Over the last year, many businesses in the United States have adopted Bellwether Coffee roasters for these reasons to great results. A Bellwether customer, located just outside of Dallas, Texas, is one example Nathan gives of an independent café that has successfully grown its brand.
“They were buying wholesale coffee from a roastery in Austin, which while in the same state, is a long way away,” he says.
“They purchased our roaster, buy our green coffee, and have seen their revenue grow by 20 per cent because they’re pushing their own brand now. They’ve had a lot of really positive customer feedback about the coffee too.
“Their cost per pound dropped by 25 per cent as well, so they simultaneously grew revenue and reduced their coffee expenses.”
While COVID-19 is a huge blow to the American coffee industry, Nathan says many of Bellwether’s customers handled the situation better than most cafés.
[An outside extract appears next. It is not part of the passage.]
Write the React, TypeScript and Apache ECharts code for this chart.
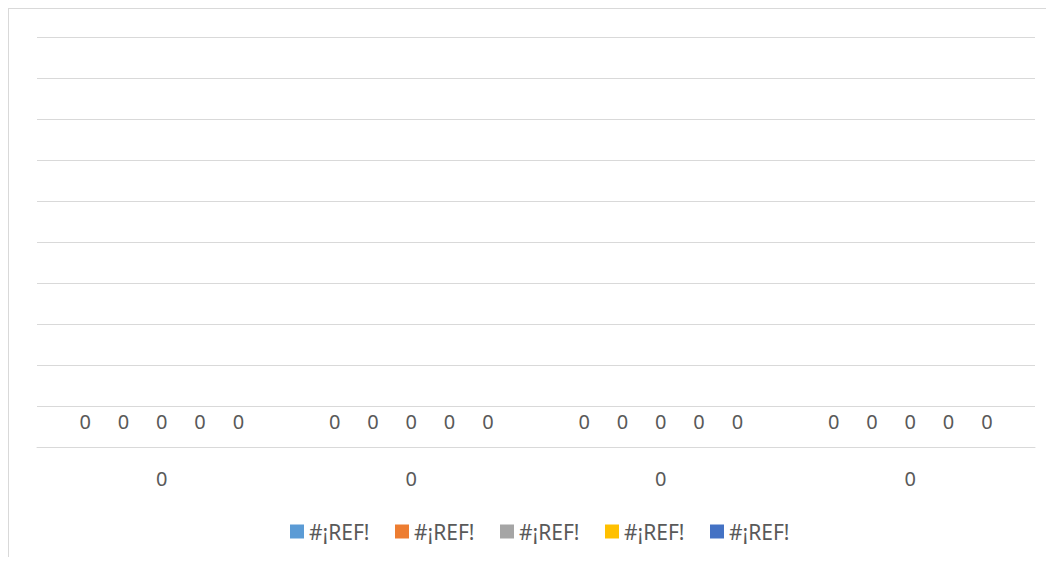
import React, { useEffect, useRef } from "react";
import * as echarts from "echarts";

const categories = ["0", "0", "0", "0"];
const seriesNames = ["#¡REF!", "#¡REF!", "#¡REF!", "#¡REF!", "#¡REF!"];
const seriesColors = ["#5B9BD5", "#ED7D31", "#A5A5A5", "#FFC000", "#4472C4"];
const seriesValues = [
  [0, 0, 0, 0],
  [0, 0, 0, 0],
  [0, 0, 0, 0],
  [0, 0, 0, 0],
  [0, 0, 0, 0],
];

const FONT = "Noto Sans";

export default function App() {
  const ref = useRef<HTMLDivElement>(null);
  useEffect(() => {
    if (!ref.current) return;
    const chart = echarts.init(ref.current, undefined, { renderer: "svg" });
    chart.setOption({
      animation: false,
      textStyle: { fontFamily: FONT },
      grid: { left: 28, right: 19, top: 28, bottom: 118 },
      legend: {
        left: 276,
        top: 507,
        icon: "rect",
        itemWidth: 14,
        itemHeight: 14,
        itemGap: 25.5,
        textStyle: { fontSize: 21, color: "#595959", fontFamily: FONT },
        data: seriesNames.map((n, i) => ({ name: n + "\u200B".repeat(i) })),
      },
      xAxis: {
        type: "category",
        data: categories,
        axisLine: { lineStyle: { color: "#d9d9d9", width: 1 } },
        axisTick: { show: false },
        axisLabel: { fontSize: 20, color: "#595959", margin: 21, fontFamily: FONT },
      },
      yAxis: {
        type: "value",
        min: 0,
        max: 10,
        interval: 1,
        axisLabel: { show: false },
        axisLine: { show: false },
        axisTick: { show: false },
        splitLine: { lineStyle: { color: "#d9d9d9", width: 1 } },
      },
      series: seriesValues.map((vals, i) => ({
        type: "bar",
        name: seriesNames[i] + "\u200B".repeat(i),
        data: vals,
        barGap: "27%",
        barCategoryGap: "26.5%",
        itemStyle: { color: seriesColors[i] },
        label: {
          show: true,
          position: "top",
          distance: 16,
          fontSize: 20,
          color: "#595959",
          fontFamily: FONT,
        },
      })),
    });
    return () => chart.dispose();
  }, []);
  return (
    <div
      style={{
        width: 1046,
        height: 557,
        marginBottom: -8,
        boxSizing: "border-box",
        borderTop: "1px solid #d9d9d9",
        borderLeft: "1px solid #d9d9d9",
      }}
    >
      <div ref={ref} style={{ width: 1045, height: 556 }} />
    </div>
  );
}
“So far, our customers have had mixed impacts. Some have fared better, particularly those who already knew how to do ecommerce or were selling retail, but some in New York, for example, were forced to temporarily close,” Nathan says.
“Our total coffee volume being roasted is back up to pre-COVID levels, which is very encouraging to us.”
While Bellwether Coffee has been embraced across the US, the roaster has not yet arrived on Australian shores, something Nathan hopes to soon change.
“Australia is unique in how premium the coffee offerings are. What many Australians think is typical, Americans would think of as super premium, and that’s really our type of market,” Nathan says.
“Australia is a pioneer in the coffee market and we want to serve that super specialty market. We also connect with the strong interest and focus on sustainability. I think you’ll see us there either by the end of this year, or more likely, early 2021.”